Eppley helped reverse the university's rejection of a relative of convicted influence-peddler Antoin "Tony" Rezko. Herman forced the law school to admit a relative of Blagojevich donor Kerry Peck -- over the dean's bitter protest -- because Eppley told him the governor ordered it, according to Herman's testimony to the commission.

Eppley said he can't recall a discussion about the applicant, perhaps because the pertinent e-mail exchange occurred the same weekend the university lost its final appeal in the Chief Illiniwek case. He told the commission he has scant memory of any of the applicants he pushed -- 19 of them in the last three years alone. The sun gets in his eyes a lot, we suppose.

Eppley said he doesn't know how or why the Blagojevich team clouted him into the board chairman's seat -- even though he was the newest member of the board and it was, by long-standing tradition, trustee Kenneth Schmidt's turn -- or why Eppley was still chairman six years later, when the normal term is two.

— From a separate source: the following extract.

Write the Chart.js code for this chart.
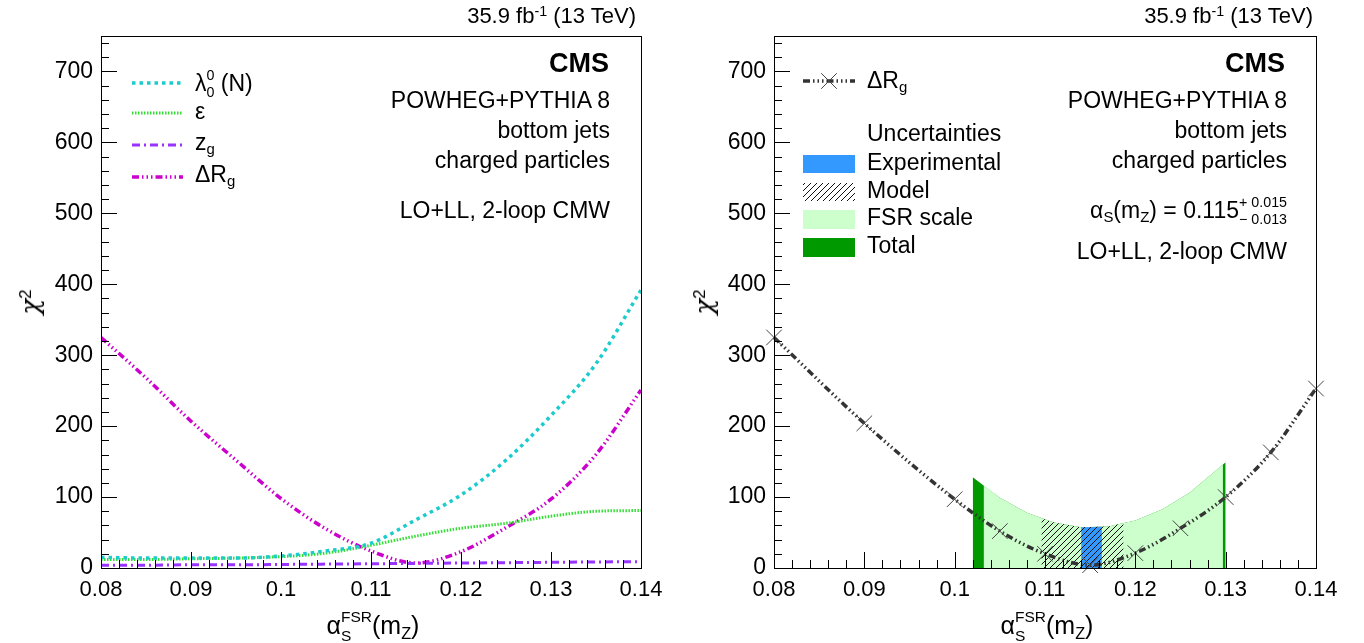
<!DOCTYPE html>
<html>
<head>
<meta charset="utf-8">
<script src="https://cdn.jsdelivr.net/npm/chart.js@4.4.1/dist/chart.umd.min.js"></script>
<style>
  body { margin: 0; background: #fff; }
  #wrap { position: relative; width: 1364px; height: 643px; overflow: hidden;
          font-family: "Liberation Sans", Arial, Helvetica, sans-serif; color: #000; }
  canvas { position: absolute; top: 0; }
  .t { position: absolute; white-space: nowrap; line-height: 1; font-size: 23px; }
  .t sub { font-size: 0.65em; line-height: 0; vertical-align: -0.28em; }
  .t sup { font-size: 0.65em; line-height: 0; vertical-align: 0.5em; }
  .ss { display: inline-block; font-size: 0.62em; line-height: 0; vertical-align: baseline; text-align: left; }
  .ss > span { display: block; position: relative; }
  .ss > .hi { top: -0.75em; }
  .ss > .lo { top: 0.42em; }
  .chi { font-family: "DejaVu Serif", serif; font-style: italic; }
</style>
</head>
<body>
<div id="wrap">
  <canvas id="left" width="682" height="643" style="left:0"></canvas>
  <canvas id="right" width="682" height="643" style="left:682px"></canvas>

  <!-- left panel text -->
  <div class="t" style="right:728px;top:5px;font-size:22px">35.9 fb<sup>-1</sup> (13 TeV)</div>
  <div class="t" style="right:755px;top:50px;font-size:27px;font-weight:bold">CMS</div>
  <div class="t" style="right:754px;top:89px">POWHEG+PYTHIA 8</div>
  <div class="t" style="right:754px;top:119px">bottom jets</div>
  <div class="t" style="right:754px;top:149px">charged particles</div>
  <div class="t" style="right:754px;top:199px">LO+LL, 2-loop CMW</div>

  <div class="t" style="left:195px;top:72px">λ<span class="ss"><span class="hi">0</span><span class="lo">0</span></span> (N)</div>
  <div class="t" style="left:195px;top:100px">ε</div>
  <div class="t" style="left:195px;top:131px">z<sub>g</sub></div>
  <div class="t" style="left:195px;top:163px">ΔR<sub>g</sub></div>

  <div class="t" style="left:30px;top:302px;font-size:26px;transform:translate(-50%,-50%) rotate(-90deg)"><span class="chi">χ</span><sup>2</sup></div>
  <div class="t" style="left:373px;top:613px;font-size:25px;transform:translateX(-50%)">α<span class="ss"><span class="hi">FSR</span><span class="lo">S</span></span>(m<sub>Z</sub>)</div>

  <!-- right panel text -->
  <div class="t" style="right:51px;top:5px;font-size:22px">35.9 fb<sup>-1</sup> (13 TeV)</div>
  <div class="t" style="right:79px;top:50px;font-size:27px;font-weight:bold">CMS</div>
  <div class="t" style="right:77px;top:89px">POWHEG+PYTHIA 8</div>
  <div class="t" style="right:77px;top:119px">bottom jets</div>
  <div class="t" style="right:77px;top:149px">charged particles</div>
  <div class="t" style="right:77px;top:199px">α<sub>S</sub>(m<sub>Z</sub>) = 0.115<span class="ss"><span class="hi">+ 0.015</span><span class="lo">− 0.013</span></span></div>
  <div class="t" style="right:77px;top:240px">LO+LL, 2-loop CMW</div>

  <div class="t" style="left:867px;top:69px">ΔR<sub>g</sub></div>
  <div class="t" style="left:867px;top:122px">Uncertainties</div>
  <div class="t" style="left:867px;top:151px">Experimental</div>
  <div class="t" style="left:867px;top:179px">Model</div>
  <div class="t" style="left:867px;top:206px">FSR scale</div>
  <div class="t" style="left:867px;top:234px">Total</div>

  <div class="t" style="left:704px;top:302px;font-size:26px;transform:translate(-50%,-50%) rotate(-90deg)"><span class="chi">χ</span><sup>2</sup></div>
  <div class="t" style="left:1047px;top:613px;font-size:25px;transform:translateX(-50%)">α<span class="ss"><span class="hi">FSR</span><span class="lo">S</span></span>(m<sub>Z</sub>)</div>
</div>

<script>
// chi2 vs alpha_S^FSR(m_Z)
const alphaFine = [0.08, 0.085, 0.09, 0.095, 0.1, 0.105, 0.11, 0.115, 0.12, 0.125, 0.13, 0.135, 0.14];
const chi2Lambda = [15, 14, 14, 14, 17, 24, 35, 68, 103, 152, 215, 288, 392];
const chi2Eps = [12, 12, 13, 14, 16, 21, 32, 45, 56, 63, 73, 80, 81];
const chi2Zg = [4, 4, 4.5, 4.5, 5, 5.5, 6, 6.5, 7, 7.5, 8, 8.5, 9];
const chi2DRg = [325, 268, 207, 152, 98, 55, 24, 7, 23, 57, 97, 160, 251];

// right panel: scan points for Delta R_g
const alphaScan = [0.08, 0.09, 0.1, 0.105, 0.11, 0.115, 0.12, 0.125, 0.13, 0.135, 0.14];
const chi2Scan = [325, 204, 97, 52, 20, 4, 21, 56, 100, 163, 253];

// uncertainty bands (x edges and upper edge of the shaded area)
const totalX = [0.102, 0.105, 0.108, 0.111, 0.114, 0.117, 0.12, 0.123, 0.126, 0.13];
const totalTop = [128, 99, 78, 64, 57.5, 58.5, 67, 83, 106, 149];
const fsrX = [0.1032, 0.105, 0.108, 0.111, 0.114, 0.117, 0.12, 0.123, 0.126, 0.1297];
const fsrTop = [117, 99, 78, 64, 57.5, 58.5, 67, 83, 106, 146];
const modelX = [0.1096, 0.111, 0.114, 0.117, 0.1187];
const modelTop = [70, 64, 57.5, 58.5, 63];
const expX = [0.114, 0.1163];
const expTop = [57.5, 58];

const xTicks = [0.08, 0.09, 0.1, 0.11, 0.12, 0.13, 0.14];

Chart.defaults.font.family = '"Liberation Sans", Arial, Helvetica, sans-serif';
Chart.defaults.color = '#000';
Chart.defaults.animation = false;

const pts = (xs, ys) => xs.map((x, i) => ({ x: x, y: ys[i] }));

// hatch for the model band
const hatchCanvas = document.createElement('canvas');
hatchCanvas.width = 6; hatchCanvas.height = 6;
const hc = hatchCanvas.getContext('2d');
hc.strokeStyle = '#111'; hc.lineWidth = 1;
hc.beginPath();
hc.moveTo(0, 6); hc.lineTo(6, 0);
hc.moveTo(-1, 1); hc.lineTo(1, -1);
hc.moveTo(5, 7); hc.lineTo(7, 5);
hc.stroke();
const hatch = hc.createPattern(hatchCanvas, 'repeat');

function axes(yWidth) {
  return {
    x: {
      type: 'linear', min: 0.08, max: 0.14,
      grid: { display: false, drawTicks: false }, border: { display: false },
      afterBuildTicks: s => { s.ticks = xTicks.map(v => ({ value: v })); },
      ticks: { padding: 9, font: { size: 22 }, maxRotation: 0, autoSkip: false,
               callback: v => String(Number(v.toFixed(3))) },
      afterFit: s => { s.height = 75; }
    },
    y: {
      type: 'linear', min: 0, max: 750,
      grid: { display: false, drawTicks: false }, border: { display: false },
      ticks: { stepSize: 100, includeBounds: false, padding: 8, font: { size: 23 } },
      afterFit: s => { s.width = yWidth; }
    }
  };
}

// ROOT-style frame with inward major/minor ticks on left and bottom
const rootAxes = {
  id: 'rootAxes',
  afterDraw(chart) {
    const { ctx, chartArea: a, scales: { x, y } } = chart;
    ctx.save();
    ctx.strokeStyle = '#000';
    ctx.lineWidth = 1;
    ctx.strokeRect(a.left + 0.5, a.top + 0.5, a.right - a.left, a.bottom - a.top);
    ctx.beginPath();
    for (let i = 0; i <= 30; i++) {
      const px = Math.round(x.getPixelForValue(0.08 + i * 0.002)) + 0.5;
      const len = i % 5 === 0 ? 16 : 8;
      ctx.moveTo(px, a.bottom); ctx.lineTo(px, a.bottom - len);
    }
    for (let i = 0; i <= 37; i++) {
      const py = Math.round(y.getPixelForValue(i * 20)) + 0.5;
      const len = i % 5 === 0 ? 16 : 8;
      ctx.moveTo(a.left, py); ctx.lineTo(a.left + len, py);
    }
    ctx.stroke();
    ctx.restore();
  }
};

const leftKey = {
  id: 'leftKey',
  afterDraw(chart) {
    const ctx = chart.ctx;
    const rows = [83, 113, 145, 177];
    chart.data.datasets.forEach((ds, i) => {
      ctx.save();
      ctx.strokeStyle = ds.borderColor;
      ctx.lineWidth = ds.borderWidth;
      ctx.setLineDash(ds.borderDash);
      ctx.beginPath();
      ctx.moveTo(132, rows[i]); ctx.lineTo(183, rows[i]);
      ctx.stroke();
      ctx.restore();
    });
  }
};

const rightKey = {
  id: 'rightKey',
  afterDraw(chart) {
    const ctx = chart.ctx;
    const ds = chart.data.datasets[0];
    ctx.save();
    ctx.strokeStyle = ds.borderColor;
    ctx.lineWidth = ds.borderWidth;
    ctx.setLineDash(ds.borderDash);
    ctx.beginPath(); ctx.moveTo(121, 81); ctx.lineTo(173, 81); ctx.stroke();
    ctx.setLineDash([]);
    ctx.strokeStyle = ds.pointBorderColor;
    ctx.lineWidth = 1;
    Chart.helpers.drawPoint(ctx, { pointStyle: 'crossRot', radius: ds.pointRadius, borderWidth: 1 }, 147, 81);
    ctx.fillStyle = '#3399ff'; ctx.fillRect(121, 155, 52, 18);
    ctx.fillStyle = hatch; ctx.fillRect(121, 183, 52, 18);
    ctx.fillStyle = '#ccffcc'; ctx.fillRect(121, 210, 52, 19);
    ctx.fillStyle = '#009900'; ctx.fillRect(121, 238, 52, 19);
    ctx.restore();
  }
};

const curve = (label, ys, color, dash, width) => ({
  label: label, data: pts(alphaFine, ys), borderColor: color, borderWidth: width,
  borderDash: dash, pointRadius: 0, cubicInterpolationMode: 'monotone', fill: false
});

new Chart(document.getElementById('left'), {
  type: 'line',
  data: {
    datasets: [
      curve('λ00 (N)', chi2Lambda, '#1ccccc', [3.5, 4], 3.5),
      curve('ε', chi2Eps, '#33dd33', [1.5, 1.5], 3),
      curve('zg', chi2Zg, '#9933ff', [8, 4, 2, 4], 3),
      curve('ΔRg', chi2DRg, '#cc00cc', [7, 3, 1.5, 3, 1.5, 3, 1.5, 3], 3.5)
    ]
  },
  options: {
    responsive: false, devicePixelRatio: 1,
    layout: { padding: { left: 0, right: 41, top: 36, bottom: 0 } },
    plugins: { legend: { display: false }, tooltip: { enabled: false } },
    scales: axes(101)
  },
  plugins: [rootAxes, leftKey]
});

const band = (label, xs, ys, color, order) => ({
  label: label, data: pts(xs, ys), borderColor: 'transparent', borderWidth: 0,
  backgroundColor: color, fill: 'origin', pointRadius: 0, tension: 0, order: order
});

new Chart(document.getElementById('right'), {
  type: 'line',
  data: {
    datasets: [
      { label: 'ΔRg', data: pts(alphaScan, chi2Scan), borderColor: '#333333', borderWidth: 3.5,
        borderDash: [7, 3, 1.5, 3, 1.5, 3, 1.5, 3], cubicInterpolationMode: 'monotone', fill: false,
        pointStyle: 'crossRot', pointRadius: 11, pointBorderWidth: 1, pointBorderColor: '#444444',
        pointBackgroundColor: 'transparent', clip: false, order: 0 },
      band('Model', modelX, modelTop, hatch, 1),
      band('Experimental', expX, expTop, '#3399ff', 2),
      band('FSR scale', fsrX, fsrTop, '#ccffcc', 3),
      band('Total', totalX, totalTop, '#009900', 4)
    ]
  },
  options: {
    responsive: false, devicePixelRatio: 1,
    layout: { padding: { left: 0, right: 48, top: 36, bottom: 0 } },
    plugins: { legend: { display: false }, tooltip: { enabled: false } },
    scales: axes(92)
  },
  plugins: [rootAxes, rightKey]
});
</script>
</body>
</html>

(At their January meeting, which occurred after Blagojevich was impeached but before he was removed from office, the trustees elected Shah as chairman.)Testifying before the admissions review panel last week, Eppley acknowledged no link between the good things that happened to him during the Blagojevich era and the bad things that were happening in the admissions office. All he was doing was passing on names, he said. It seemed benign back then.

"You didn't see anything wrong with it at the time, before the Tribune told you it was wrong?" commission chair Abner Mikva asked.

Nope.

Apparently, none of the trustees did. They were just passing along "inquiries" or asking for "status reports," they say, completely unaware that their involvement carried any weight. Even now, Schmidt just doesn't get that a trustee shouldn't intervene in his son's law school application.

Pressure is growing from political leaders and respected educators for a sweep of the board. "It is within the Governor's power to alter the composition of the board and ... appoint a generation of Trustees who will create a new culture of governance," former Presidents Stanley Ikenberry and James Stukel and former Chancellors Morton Weir and Michael Aiken wrote in a letter last week to the commission.

The most charitable reading of the situation is that some of the trustees were hopelessly naive, but if Gov. Pat Quinn wants to restore public confidence in the integrity of the state's flagship university, he can't afford to be charitable.

McMillan, the newest member, should get a pass. But the rest of the trustees were either complicit, compliant or clueless. The university needs a fresh start without them.